I returned to Spring Hill Cemetery in Easton, Md., over the weekend and happened upon a row of graves that turned out to be for one man, his three wives and one of his sons:
William H. Shepard (Jan. 28, 181?-Jan. 8, 1869)
Rebecca A. Thompson (Jan. 21, 1819-Aug. 14, 1849)
Isabella V. Thompson (Jan. 20, 182?-March 21, 1858)
Elizabeth A. (Aug. 12, 182?-Aug. 11, 1892)
William W. Shepard (July 31, 184?-June 4, 187?)
Unfortunately, many of the dates are wearing away and were too difficult for me to discern. I haven’t been able to find much out about the Shepards and the Thompsons. In the 1850 U.S. census on Ancestry.com, Isabella appears in William H.’s household with two other Thompson women and his children. I don’t think she is William’s wife yet (it’s only a year after Rebecca passed away) — Isabella’s name isn’t immediately after his in the schedule, as one would expect if she were the wife. Her last name is listed as Thompson and not Shepard.

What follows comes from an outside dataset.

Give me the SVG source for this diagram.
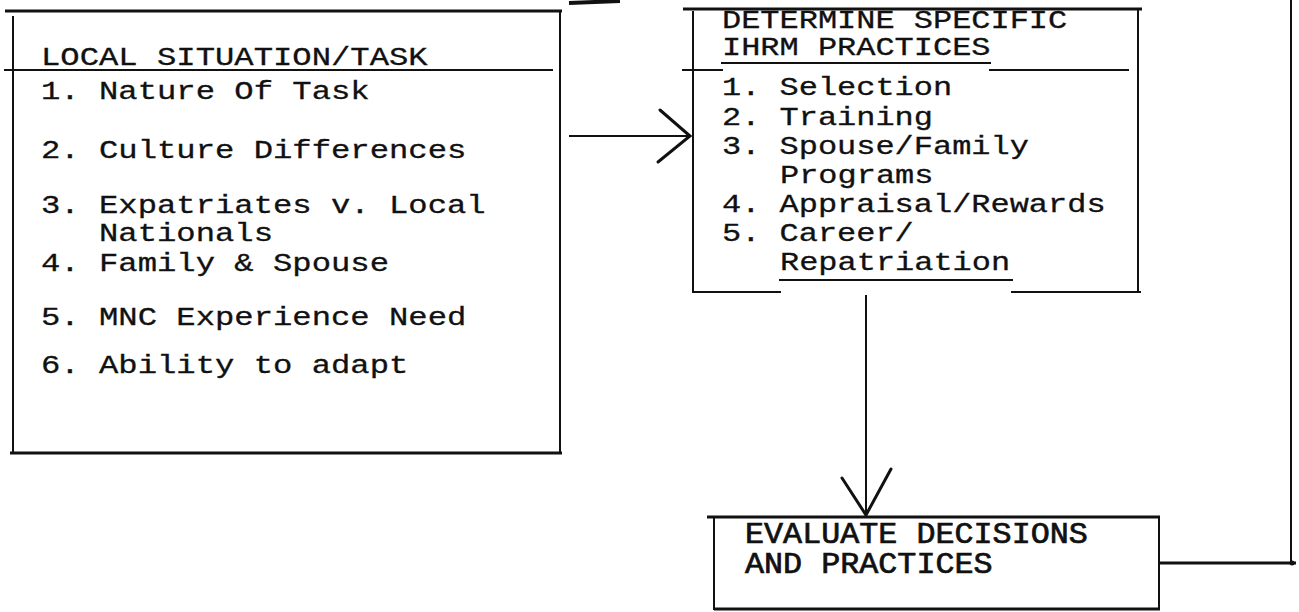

I find it interesting that the Thompson women have their maiden names listed on their tombstones. I wonder if Rebecca and Isabella were sisters. It is probable that they were related in some way, and I don’t think that was unusual back then. My guess is that when Rebecca married William, she brought family members with her to live with them. When Rebecca passed away, William married one of those relatives (I haven’t been able to find proof any of this yet, it’s just a hunch).
I’m wondering if Elizabeth A. took Shepard’s last name as her own and that is why there is no other surname on her tombstone. She was not one of the Thompson women living with Shepard up to this point. Even though she survived into the 1890s, I’ve been unable to find her in any of the censuses so far. She would have been in her 50s when William H. passed away. I don’t know how likely it is that she would have remarried, but I suppose it’s possible.
William (senior, I’m assuming) is listed as a slave owner in 1860 according to the slave schedules in the U.S. census that year. In that year, William H. is living with three daughters and still has a Sarah Thompson living with him. It doesn’t appear that Elizabeth was on the scene yet.
William W. can be found living with his father in 1850, but by the 1860 census he is apprenticed to a master painter and is living with him and his family instead.